-- The exercise --
Check each line of the records below for the word "this" and copy those where it appears.

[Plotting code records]

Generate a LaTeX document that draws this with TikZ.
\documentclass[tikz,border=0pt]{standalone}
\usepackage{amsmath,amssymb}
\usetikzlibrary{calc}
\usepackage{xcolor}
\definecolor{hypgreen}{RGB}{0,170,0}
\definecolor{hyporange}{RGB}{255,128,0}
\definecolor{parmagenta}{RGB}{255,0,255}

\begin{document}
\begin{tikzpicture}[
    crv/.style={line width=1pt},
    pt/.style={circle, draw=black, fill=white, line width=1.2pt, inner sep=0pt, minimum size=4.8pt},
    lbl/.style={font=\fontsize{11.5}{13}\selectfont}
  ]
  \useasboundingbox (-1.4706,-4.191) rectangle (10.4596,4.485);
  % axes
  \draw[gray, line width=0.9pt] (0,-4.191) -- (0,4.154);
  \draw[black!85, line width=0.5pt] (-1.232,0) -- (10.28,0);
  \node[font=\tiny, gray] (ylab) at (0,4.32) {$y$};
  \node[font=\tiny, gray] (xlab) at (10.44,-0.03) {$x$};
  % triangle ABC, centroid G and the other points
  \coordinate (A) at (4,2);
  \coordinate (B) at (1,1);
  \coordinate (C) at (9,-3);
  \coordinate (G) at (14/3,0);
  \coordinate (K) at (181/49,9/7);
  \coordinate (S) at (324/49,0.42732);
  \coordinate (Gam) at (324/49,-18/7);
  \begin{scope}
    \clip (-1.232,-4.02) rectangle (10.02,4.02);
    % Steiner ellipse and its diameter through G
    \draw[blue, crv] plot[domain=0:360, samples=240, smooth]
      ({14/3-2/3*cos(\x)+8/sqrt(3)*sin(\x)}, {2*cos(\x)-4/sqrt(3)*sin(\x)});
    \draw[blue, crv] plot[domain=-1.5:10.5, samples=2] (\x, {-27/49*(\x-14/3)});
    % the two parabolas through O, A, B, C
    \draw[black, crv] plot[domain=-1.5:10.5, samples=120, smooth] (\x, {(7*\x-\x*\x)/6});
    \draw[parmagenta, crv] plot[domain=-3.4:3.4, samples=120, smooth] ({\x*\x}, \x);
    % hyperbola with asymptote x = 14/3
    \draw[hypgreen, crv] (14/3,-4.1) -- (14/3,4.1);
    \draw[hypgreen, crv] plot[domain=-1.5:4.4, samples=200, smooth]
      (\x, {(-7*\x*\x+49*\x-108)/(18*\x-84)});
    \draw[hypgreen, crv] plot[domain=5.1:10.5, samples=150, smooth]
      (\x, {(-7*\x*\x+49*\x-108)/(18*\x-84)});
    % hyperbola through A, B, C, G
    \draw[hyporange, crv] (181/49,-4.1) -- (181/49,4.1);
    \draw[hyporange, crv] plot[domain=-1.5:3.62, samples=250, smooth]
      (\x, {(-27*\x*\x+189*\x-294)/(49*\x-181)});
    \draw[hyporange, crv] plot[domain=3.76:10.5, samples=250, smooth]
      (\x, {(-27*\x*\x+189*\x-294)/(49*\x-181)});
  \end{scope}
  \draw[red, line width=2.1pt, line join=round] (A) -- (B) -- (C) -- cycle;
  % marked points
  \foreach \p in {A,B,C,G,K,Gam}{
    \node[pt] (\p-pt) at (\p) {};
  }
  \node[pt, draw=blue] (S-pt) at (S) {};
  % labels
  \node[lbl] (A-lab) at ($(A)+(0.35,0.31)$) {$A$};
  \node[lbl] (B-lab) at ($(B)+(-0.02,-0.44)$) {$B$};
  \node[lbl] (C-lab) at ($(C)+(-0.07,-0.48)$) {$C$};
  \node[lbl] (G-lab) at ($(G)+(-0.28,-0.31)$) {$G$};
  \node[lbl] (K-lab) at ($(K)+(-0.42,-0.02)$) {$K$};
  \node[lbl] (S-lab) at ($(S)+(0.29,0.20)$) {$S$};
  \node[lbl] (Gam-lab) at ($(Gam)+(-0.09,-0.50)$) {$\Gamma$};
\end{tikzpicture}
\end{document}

* * *

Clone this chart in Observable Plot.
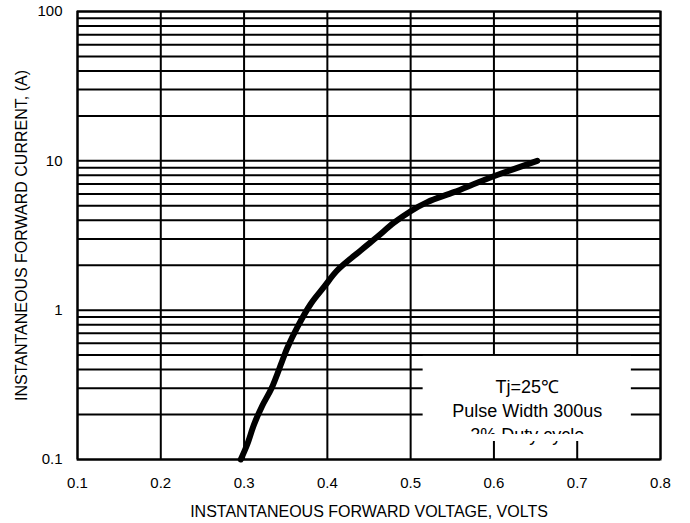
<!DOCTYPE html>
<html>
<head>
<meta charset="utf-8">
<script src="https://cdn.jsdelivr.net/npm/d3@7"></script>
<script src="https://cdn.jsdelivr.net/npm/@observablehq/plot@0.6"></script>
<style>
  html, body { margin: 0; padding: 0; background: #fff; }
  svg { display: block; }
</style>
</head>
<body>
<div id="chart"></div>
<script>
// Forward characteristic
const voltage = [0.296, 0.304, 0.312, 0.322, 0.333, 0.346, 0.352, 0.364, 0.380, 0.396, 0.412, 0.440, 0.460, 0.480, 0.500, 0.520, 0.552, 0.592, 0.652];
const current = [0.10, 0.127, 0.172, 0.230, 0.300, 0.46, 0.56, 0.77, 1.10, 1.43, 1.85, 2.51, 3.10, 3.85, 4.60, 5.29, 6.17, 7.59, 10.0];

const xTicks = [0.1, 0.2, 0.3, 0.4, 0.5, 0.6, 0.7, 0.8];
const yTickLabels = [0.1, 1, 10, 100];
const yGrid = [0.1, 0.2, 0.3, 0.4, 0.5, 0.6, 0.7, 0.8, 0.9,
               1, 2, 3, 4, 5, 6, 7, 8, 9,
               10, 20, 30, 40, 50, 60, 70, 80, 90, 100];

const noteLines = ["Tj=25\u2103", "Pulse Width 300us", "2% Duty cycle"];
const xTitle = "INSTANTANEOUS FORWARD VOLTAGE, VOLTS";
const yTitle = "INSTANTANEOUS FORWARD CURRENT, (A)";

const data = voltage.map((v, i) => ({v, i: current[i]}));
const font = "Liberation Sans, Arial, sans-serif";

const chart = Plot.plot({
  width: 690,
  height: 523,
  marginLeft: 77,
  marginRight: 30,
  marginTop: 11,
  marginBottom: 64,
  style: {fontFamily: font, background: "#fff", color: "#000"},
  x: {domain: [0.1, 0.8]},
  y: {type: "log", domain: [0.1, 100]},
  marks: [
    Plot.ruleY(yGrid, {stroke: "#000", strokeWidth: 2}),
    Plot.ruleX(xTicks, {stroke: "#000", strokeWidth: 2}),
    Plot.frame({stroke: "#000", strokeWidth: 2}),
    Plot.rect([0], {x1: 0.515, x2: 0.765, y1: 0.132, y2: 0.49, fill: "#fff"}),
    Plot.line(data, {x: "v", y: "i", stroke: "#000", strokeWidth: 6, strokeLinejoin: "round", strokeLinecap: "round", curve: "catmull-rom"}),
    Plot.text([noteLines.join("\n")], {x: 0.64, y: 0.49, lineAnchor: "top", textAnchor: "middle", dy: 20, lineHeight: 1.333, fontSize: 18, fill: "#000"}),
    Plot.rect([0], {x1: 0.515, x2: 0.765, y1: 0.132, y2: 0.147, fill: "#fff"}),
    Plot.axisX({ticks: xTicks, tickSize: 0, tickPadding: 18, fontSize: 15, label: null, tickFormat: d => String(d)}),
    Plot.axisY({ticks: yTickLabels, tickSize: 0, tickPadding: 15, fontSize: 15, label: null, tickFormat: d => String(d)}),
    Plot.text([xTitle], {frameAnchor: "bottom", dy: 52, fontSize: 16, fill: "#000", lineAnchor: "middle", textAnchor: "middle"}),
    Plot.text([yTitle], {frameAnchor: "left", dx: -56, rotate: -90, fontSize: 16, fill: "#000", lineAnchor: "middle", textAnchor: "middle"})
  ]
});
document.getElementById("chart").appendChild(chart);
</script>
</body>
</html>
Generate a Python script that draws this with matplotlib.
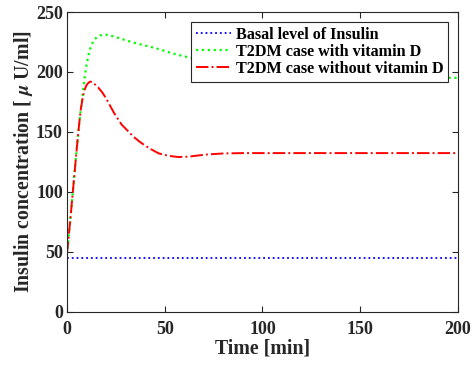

==

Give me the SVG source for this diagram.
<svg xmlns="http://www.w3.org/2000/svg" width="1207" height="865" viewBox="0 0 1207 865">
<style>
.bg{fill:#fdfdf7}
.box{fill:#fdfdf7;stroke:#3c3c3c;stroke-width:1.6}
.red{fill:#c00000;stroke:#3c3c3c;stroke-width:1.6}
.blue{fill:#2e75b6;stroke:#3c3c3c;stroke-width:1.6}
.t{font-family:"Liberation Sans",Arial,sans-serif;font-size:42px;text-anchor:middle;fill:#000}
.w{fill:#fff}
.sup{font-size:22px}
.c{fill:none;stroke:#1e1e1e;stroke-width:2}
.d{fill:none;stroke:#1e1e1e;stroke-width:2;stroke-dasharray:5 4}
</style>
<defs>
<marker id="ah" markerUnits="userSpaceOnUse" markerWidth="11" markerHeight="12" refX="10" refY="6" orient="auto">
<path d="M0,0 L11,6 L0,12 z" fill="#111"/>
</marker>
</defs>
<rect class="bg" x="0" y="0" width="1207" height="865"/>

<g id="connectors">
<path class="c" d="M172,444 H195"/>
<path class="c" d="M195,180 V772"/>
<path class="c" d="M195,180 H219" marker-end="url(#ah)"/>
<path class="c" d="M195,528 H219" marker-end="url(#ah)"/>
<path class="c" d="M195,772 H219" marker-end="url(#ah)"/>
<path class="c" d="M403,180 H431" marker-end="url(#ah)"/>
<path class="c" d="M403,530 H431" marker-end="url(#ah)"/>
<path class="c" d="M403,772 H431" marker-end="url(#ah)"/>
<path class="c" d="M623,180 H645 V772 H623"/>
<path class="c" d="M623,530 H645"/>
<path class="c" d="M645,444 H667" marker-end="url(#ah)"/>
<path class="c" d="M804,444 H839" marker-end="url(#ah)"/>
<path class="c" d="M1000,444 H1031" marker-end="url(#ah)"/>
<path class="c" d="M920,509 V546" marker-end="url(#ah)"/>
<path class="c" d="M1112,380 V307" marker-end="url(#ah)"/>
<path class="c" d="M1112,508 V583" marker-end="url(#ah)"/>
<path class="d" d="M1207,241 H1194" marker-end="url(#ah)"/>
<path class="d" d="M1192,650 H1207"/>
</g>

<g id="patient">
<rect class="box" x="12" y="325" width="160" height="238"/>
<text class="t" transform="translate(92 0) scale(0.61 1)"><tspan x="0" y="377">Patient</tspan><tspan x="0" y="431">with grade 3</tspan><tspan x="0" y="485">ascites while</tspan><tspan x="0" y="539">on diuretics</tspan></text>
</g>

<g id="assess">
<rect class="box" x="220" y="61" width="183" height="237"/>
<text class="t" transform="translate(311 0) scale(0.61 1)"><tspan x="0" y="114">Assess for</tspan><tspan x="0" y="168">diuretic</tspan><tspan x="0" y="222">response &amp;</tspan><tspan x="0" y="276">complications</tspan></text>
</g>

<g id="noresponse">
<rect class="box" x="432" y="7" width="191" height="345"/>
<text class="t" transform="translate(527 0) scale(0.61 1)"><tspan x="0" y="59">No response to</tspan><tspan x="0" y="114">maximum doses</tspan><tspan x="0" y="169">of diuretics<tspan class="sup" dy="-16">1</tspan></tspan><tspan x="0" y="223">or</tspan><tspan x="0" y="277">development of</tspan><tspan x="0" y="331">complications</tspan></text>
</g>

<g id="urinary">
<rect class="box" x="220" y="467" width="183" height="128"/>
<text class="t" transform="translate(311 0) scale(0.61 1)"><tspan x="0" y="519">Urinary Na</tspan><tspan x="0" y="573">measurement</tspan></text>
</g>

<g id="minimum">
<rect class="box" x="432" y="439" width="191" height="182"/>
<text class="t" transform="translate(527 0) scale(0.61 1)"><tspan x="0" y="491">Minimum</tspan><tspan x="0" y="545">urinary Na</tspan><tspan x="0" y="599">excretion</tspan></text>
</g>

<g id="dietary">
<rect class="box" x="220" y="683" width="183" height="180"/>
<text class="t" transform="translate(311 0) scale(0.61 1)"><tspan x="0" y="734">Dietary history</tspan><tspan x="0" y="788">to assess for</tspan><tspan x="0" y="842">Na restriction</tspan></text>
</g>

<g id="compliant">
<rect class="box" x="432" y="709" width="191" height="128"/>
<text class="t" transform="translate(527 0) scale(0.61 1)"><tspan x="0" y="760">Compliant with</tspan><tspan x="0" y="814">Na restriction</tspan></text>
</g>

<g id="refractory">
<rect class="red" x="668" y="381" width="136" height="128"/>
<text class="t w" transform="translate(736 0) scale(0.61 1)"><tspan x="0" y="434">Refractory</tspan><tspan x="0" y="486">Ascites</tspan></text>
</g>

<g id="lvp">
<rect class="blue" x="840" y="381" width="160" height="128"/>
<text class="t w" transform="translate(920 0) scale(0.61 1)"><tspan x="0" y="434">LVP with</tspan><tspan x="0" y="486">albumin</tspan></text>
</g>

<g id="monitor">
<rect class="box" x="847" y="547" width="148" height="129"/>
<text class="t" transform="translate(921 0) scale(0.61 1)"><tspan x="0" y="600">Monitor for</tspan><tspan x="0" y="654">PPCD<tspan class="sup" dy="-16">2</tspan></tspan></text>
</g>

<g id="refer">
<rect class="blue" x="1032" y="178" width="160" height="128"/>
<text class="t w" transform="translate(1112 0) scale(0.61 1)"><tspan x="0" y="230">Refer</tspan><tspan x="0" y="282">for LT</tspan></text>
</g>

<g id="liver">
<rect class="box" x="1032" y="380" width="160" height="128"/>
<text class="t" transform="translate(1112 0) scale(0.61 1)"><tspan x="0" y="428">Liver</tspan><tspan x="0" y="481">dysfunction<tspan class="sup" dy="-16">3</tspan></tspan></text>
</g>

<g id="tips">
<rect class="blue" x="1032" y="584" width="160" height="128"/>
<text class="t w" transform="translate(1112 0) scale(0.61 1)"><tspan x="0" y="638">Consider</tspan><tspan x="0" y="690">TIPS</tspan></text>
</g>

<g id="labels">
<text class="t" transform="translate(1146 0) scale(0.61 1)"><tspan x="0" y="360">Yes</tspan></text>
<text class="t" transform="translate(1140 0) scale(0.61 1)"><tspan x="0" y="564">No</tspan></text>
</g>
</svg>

-- Written reply --
Generate a LaTeX document that draws this with TikZ.
Clone this chart in Observable Plot.
Generate a Python script that draws this with matplotlib.
Give me the SVG source for this diagram.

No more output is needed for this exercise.